How ironic, even U46 Board Secretary/Attorney acknowledged specific requirements of OMA may not have been met for these two meetings. As it related to the specifics of my complaint, the first meeting pertained to a finance meeting. The second is the 5 pm meeting that had no agenda posted.
“While all of the specific requirements of OMA may not have been met for these two meetings, notice was given as evidenced by the fact that Mr. Allen not only was aware of the meetings and their location but he also actively participated in the November 2, 2015, 4 p.m. meeting.
The quote from the board Secretary/Attorney is more wordsmithing that worked. Just because we participated in a meeting does not mean proper posting of the agenda took place. Note he makes no mention of the agenda posting in that statement, only a reference to the notice of the meeting.

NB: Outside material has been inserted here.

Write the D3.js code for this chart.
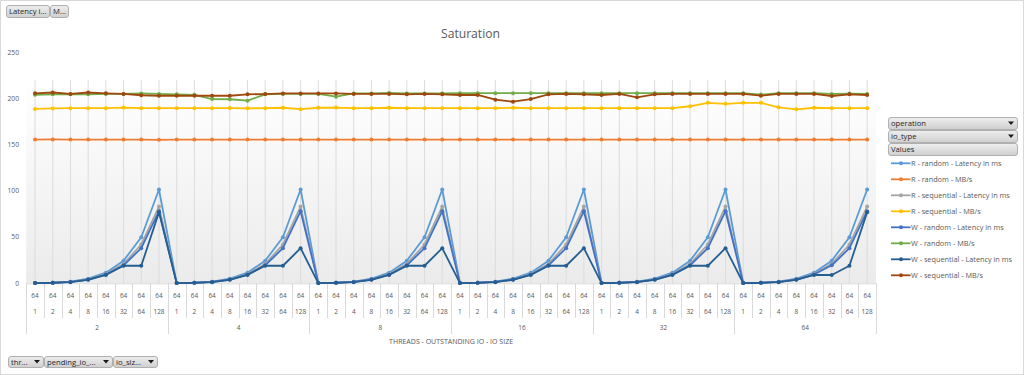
<!DOCTYPE html>
<html><head><meta charset="utf-8">
<script src="https://cdn.jsdelivr.net/npm/d3@7"></script>
<style>
html,body{margin:0;padding:0;background:#fff;}
svg{display:block;font-family:"Open Sans",sans-serif;}
</style></head>
<body>
<svg id="chart" width="1024" height="375"></svg>
<script>
// ---------- DATA ----------
const threads = [2, 4, 8, 16, 32, 64];
const outstanding = [1, 2, 4, 8, 16, 32, 64, 128];
const ioSize = 64;
const yTicks = [0, 50, 100, 150, 200, 250];
const seriesNames = [
  "R - random - Latency in ms", "R - random - MB/s",
  "R - sequential - Latency in ms", "R - sequential - MB/s",
  "W - random - Latency in ms", "W - random - MB/s",
  "W - sequential - Latency in ms", "W - sequential - MB/s"
];
const seriesColors = ["#5B9BD5", "#ED7D31", "#A5A5A5", "#FFC000", "#4472C4", "#70AD47", "#255E91", "#9E480E"];

const rRandomLatency = [
  0.2, 0.6, 1.8, 5, 11.5, 24.5, 49.8, 101.5,
  0.2, 0.6, 1.8, 5, 11.5, 24.5, 49.8, 101.5,
  0.2, 0.6, 1.8, 5, 11.5, 24.5, 49.8, 101.5,
  0.2, 0.6, 1.8, 5, 11.5, 24.5, 49.8, 101.5,
  0.2, 0.6, 1.8, 5, 11.5, 24.5, 49.8, 101.5,
  0.2, 0.6, 1.8, 5, 11.5, 24.5, 49.8, 101.5
];
const rRandomMB = [
  155.6, 155.7, 155.6, 155.6, 155.6, 155.6, 155.6, 155.3,
  155.6, 155.6, 155.6, 155.6, 155.6, 155.6, 155.6, 155.6,
  155.6, 155.6, 155.6, 155.6, 155.6, 155.6, 155.6, 155.6,
  155.6, 155.6, 155.6, 155.6, 155.6, 155.6, 155.6, 155.6,
  155.6, 155.6, 155.6, 155.6, 155.6, 155.6, 155.6, 155.6,
  155.6, 155.6, 155.6, 155.6, 155.6, 155.6, 155.6, 155.6
];
const rSeqLatency = [
  0.2, 0.6, 1.6, 4.3, 10, 21, 42, 83,
  0.2, 0.6, 1.6, 4.3, 10, 21, 42, 83,
  0.2, 0.6, 1.6, 4.3, 10, 21, 42, 83,
  0.2, 0.6, 1.6, 4.3, 10, 21, 42, 83,
  0.2, 0.6, 1.6, 4.3, 10, 21, 42, 83,
  0.2, 0.6, 1.6, 4.3, 10, 21, 42, 83
];
const rSeqMB = [
  188.7, 189.3, 189.5, 189.5, 189.5, 190.2, 189.5, 189.5,
  189.5, 189.5, 189.5, 189.6, 189.4, 189.5, 190, 188.5,
  190, 190.2, 189.5, 189.5, 190, 189.5, 189.5, 189.5,
  189.5, 189.5, 189.5, 190, 189.5, 189.5, 189.5, 189.5,
  189.5, 189.5, 189.5, 189.5, 189.5, 191.6, 195.3, 194.2,
  195.3, 195.3, 190.5, 188.3, 190, 189.5, 189.5, 189.5
];
const wRandomLatency = [
  0.2, 0.6, 1.5, 4, 9.5, 19.5, 38, 78,
  0.2, 0.6, 1.5, 4, 9.5, 19.5, 38, 78,
  0.2, 0.6, 1.5, 4, 9.5, 19.5, 38, 78,
  0.2, 0.6, 1.5, 4, 9.5, 19.5, 38, 78,
  0.2, 0.6, 1.5, 4, 9.5, 19.5, 38, 78,
  0.2, 0.6, 1.5, 4, 9.5, 19.5, 38, 78
];
const wRandomMB = [
  204, 204.5, 204.5, 204.5, 205, 205, 205.5, 205,
  204.5, 204, 199.4, 199.2, 197.6, 204.5, 205, 205,
  205, 202, 205.5, 205.5, 206, 205.5, 205.5, 205.5,
  205.8, 205.8, 205.8, 205.8, 205.8, 205.8, 205.8, 205.8,
  205.8, 205.8, 205.8, 205.8, 205.8, 205.8, 205.8, 205.8,
  205.8, 204.2, 205.8, 205.8, 205.8, 205, 205.3, 205
];
const wSeqLatency = [
  0.2, 0.5, 1.2, 3.8, 9, 19, 19, 77,
  0.2, 0.5, 1.2, 3.8, 9, 19, 19, 38,
  0.2, 0.5, 1.2, 3.8, 9, 19, 19, 38,
  0.2, 0.5, 1.2, 3.8, 9, 19, 19, 38,
  0.2, 0.5, 1.2, 3.8, 9, 19, 19, 38,
  0.2, 0.5, 1.2, 3.8, 9, 9, 19, 77
];
const wSeqMB = [
  205.6, 206.5, 205, 206.5, 205.6, 205, 203.5, 203,
  203, 203, 203, 203, 204.5, 204.8, 205.5, 205.5,
  205.5, 205.5, 205, 205, 205, 204.5, 205, 204.5,
  203.8, 203.8, 198.7, 196.5, 199.4, 204.5, 204.9, 204.5,
  203.8, 204.9, 201.3, 204.5, 204.9, 204.9, 204.9, 204.9,
  204.9, 203.1, 204.9, 204.9, 204.9, 202.7, 204.5, 203.8
];
const seriesValues = [rRandomLatency, rRandomMB, rSeqLatency, rSeqMB, wRandomLatency, wRandomMB, wSeqLatency, wSeqMB];

// ---------- CHART ----------
const svg = d3.select("#chart");
const textColor = "#595959";
const categories = [];
threads.forEach(t => outstanding.forEach(o => categories.push({t, o, s: ioSize})));
const N = categories.length;

const x = d3.scaleBand().domain(d3.range(N)).range([26.2, 876]);
const y = d3.scaleLinear().domain([0, 250]).range([283.3, 52.3]);
const cx = i => x(i) + x.bandwidth() / 2;

// scale a text selection's font size so that its first node has the target width
function fit(sel, target) {
  const n = sel.node();
  const fs = parseFloat(sel.attr("font-size"));
  const w = n.getComputedTextLength();
  if (w > 0) sel.attr("font-size", (fs * target / w).toFixed(2));
  return sel;
}

const defs = svg.append("defs");
const grad = defs.append("linearGradient").attr("id", "bg").attr("x1", 0).attr("y1", 0).attr("x2", 0).attr("y2", 1);
grad.append("stop").attr("offset", "0%").attr("stop-color", "#ffffff");
grad.append("stop").attr("offset", "100%").attr("stop-color", "#ebebeb");
const bgrad = defs.append("linearGradient").attr("id", "btn").attr("x1", 0).attr("y1", 0).attr("x2", 0).attr("y2", 1);
bgrad.append("stop").attr("offset", "0%").attr("stop-color", "#eeeeee");
bgrad.append("stop").attr("offset", "100%").attr("stop-color", "#cfcfcf");

// outer border
svg.append("rect").attr("x", 0.5).attr("y", 0.5).attr("width", 1023).attr("height", 374)
  .attr("fill", "#fff").attr("stroke", "#d9d9d9");

// plot background
const plotTop = y(220);
svg.append("rect").attr("x", x.range()[0]).attr("y", plotTop)
  .attr("width", x.range()[1] - x.range()[0]).attr("height", y(0) - plotTop)
  .attr("fill", "url(#bg)");

// vertical gridlines
svg.append("g").selectAll("line").data(d3.range(N)).join("line")
  .attr("x1", d => cx(d)).attr("x2", d => cx(d))
  .attr("y1", plotTop).attr("y2", y(0))
  .attr("stroke", "#dcdcdc").attr("stroke-width", 1);

// x axis line
svg.append("line").attr("x1", x.range()[0]).attr("x2", x.range()[1])
  .attr("y1", y(0) + 0.5).attr("y2", y(0) + 0.5).attr("stroke", "#d9d9d9");

// y axis labels
const yl = svg.append("g").selectAll("text").data(yTicks).join("text")
  .attr("x", 19).attr("y", d => y(d)).attr("dy", "0.35em")
  .attr("text-anchor", "end").attr("font-size", 7.5).attr("fill", textColor)
  .text(d => d);
const ylTop = yl.filter(d => d === 250);
{ const w = ylTop.node().getComputedTextLength(); yl.attr("font-size", (7.5 * 11.6 / w).toFixed(2)); }

// category label separators
const sep = svg.append("g").attr("stroke", "#d9d9d9").attr("stroke-width", 1);
for (let i = 0; i <= N; i++) {
  const xx = Math.round(i < N ? x(i) : x.range()[1]) + 0.5;
  const isGroup = i % outstanding.length === 0;
  sep.append("line").attr("x1", xx).attr("x2", xx).attr("y1", y(0)).attr("y2", isGroup ? 334 : 318);
}
// row 1: io size
const r1 = svg.append("g").selectAll("text").data(categories).join("text")
  .attr("x", (d, i) => cx(i)).attr("y", 297.5).attr("text-anchor", "middle")
  .attr("font-size", 7).attr("fill", textColor).text(d => d.s);
{ const w = r1.node().getComputedTextLength(); r1.attr("font-size", (7 * 7.4 / w).toFixed(2)); }
const catFs = r1.attr("font-size");
// row 2: outstanding io
svg.append("g").selectAll("text").data(categories).join("text")
  .attr("x", (d, i) => cx(i)).attr("y", 313.5).attr("text-anchor", "middle")
  .attr("font-size", catFs).attr("fill", textColor).text(d => d.o);
// row 3: threads
svg.append("g").selectAll("text").data(threads).join("text")
  .attr("x", (d, g) => (cx(g * outstanding.length) + cx(g * outstanding.length + outstanding.length - 1)) / 2)
  .attr("y", 329.5).attr("text-anchor", "middle")
  .attr("font-size", catFs).attr("fill", textColor).text(d => d);
// axis title
fit(svg.append("text").attr("x", (x.range()[0] + x.range()[1]) / 2).attr("y", 343.5)
  .attr("text-anchor", "middle").attr("font-size", 6.5).attr("fill", textColor)
  .text("THREADS - OUTSTANDING IO - IO SIZE"), 124);

// title
fit(svg.append("text").attr("x", 470.5).attr("y", 38).attr("text-anchor", "middle")
  .attr("font-size", 12.5).attr("fill", textColor).text("Saturation"), 59);

// series lines
const line = d3.line().x((d, i) => cx(i)).y(d => y(d));
seriesValues.forEach((vals, si) => {
  const g = svg.append("g");
  g.append("path").datum(vals).attr("d", line).attr("fill", "none")
    .attr("stroke", seriesColors[si]).attr("stroke-width", 1.8).attr("stroke-linejoin", "round");
  g.selectAll("circle").data(vals).join("circle")
    .attr("cx", (d, i) => cx(i)).attr("cy", d => y(d)).attr("r", 2)
    .attr("fill", seriesColors[si]);
});

// buttons
let btnFs = null;
function button(x0, y0, w, h, label, arrow) {
  const g = svg.append("g");
  g.append("rect").attr("x", x0 + 0.5).attr("y", y0 + 0.5).attr("width", w).attr("height", h)
    .attr("rx", 2.5).attr("fill", "url(#btn)").attr("stroke", "#b0b0b0");
  const t = g.append("text").attr("x", x0 + 3).attr("y", y0 + h / 2 + 0.5).attr("dy", "0.35em")
    .attr("font-size", 7).attr("fill", "#262626").text(label);
  if (arrow) {
    const ax = x0 + w - 6, ay = y0 + h / 2;
    g.append("path").attr("d", `M${ax - 3},${ay - 1.5}L${ax + 3},${ay - 1.5}L${ax},${ay + 2}Z`).attr("fill", "#1a1a1a");
  }
  return t;
}
const bOp = button(888, 117, 129, 12, "operation", true);
{ const w = bOp.node().getComputedTextLength(); btnFs = (7 * 35 / w).toFixed(2); }
bOp.attr("font-size", btnFs);
button(888, 130, 129, 12, "io_type", true).attr("font-size", btnFs);
button(888, 143, 129, 12, "Values", false).attr("font-size", btnFs);
button(6, 5, 43, 12, "Latency i...", false).attr("font-size", btnFs);
button(50, 5, 18, 12, "M...", false).attr("font-size", btnFs);
button(8, 356, 35, 11, "thr...", true).attr("font-size", btnFs);
button(44, 356, 68, 11, "pending_io_...", true).attr("font-size", btnFs);
button(113, 356, 44, 11, "io_siz...", true).attr("font-size", btnFs);

// legend
const leg = svg.append("g").selectAll("g").data(seriesNames).join("g")
  .attr("transform", (d, i) => `translate(891,${163.3 + i * 16})`);
leg.append("line").attr("x1", 0).attr("x2", 19.5).attr("y1", 0).attr("y2", 0)
  .attr("stroke", (d, i) => seriesColors[i]).attr("stroke-width", 1.8);
leg.append("circle").attr("cx", 10).attr("cy", 0).attr("r", 2).attr("fill", (d, i) => seriesColors[i]);
const lt = leg.append("text").attr("x", 20).attr("y", 0).attr("dy", "0.35em").attr("font-size", 7)
  .attr("fill", textColor).text(d => d);
{ const w = lt.node().getComputedTextLength(); lt.attr("font-size", (7 * 90.5 / w).toFixed(2)); }
</script>
</body></html>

In the next several articles we will lay out the manipulation of records and show other public bodies how they can lie to the PAC office and get away with violating the Open Meetings Act by simply following the path taken by the U46 board Secretary/Attorney who now claims the ruling in their favor reflects the AG telling them they got an “A” in how they handle their open meetings act compliance, all while failing to disclose to the public what the PAC told them, which was:
“However, we caution the Board to ensure that all agendas are posted at its principal office as required by section 2. 02( a) ofOMA in the future; the creation of a single agenda for regular Board meetings should assist in ensuring compliance.”
Interesting to see the PAC cautioning the Board on agenda postings in the future, when they just ruled they did nothing wrong? Why issue a caution for future posting requirements if they did nothing wrong? Even more interesting is the claim a single agenda for regular board meetings should assist in ensuring compliance, when in fact our very complaint was they had TWO separate agendas with two separate start times, thus two separate meetings.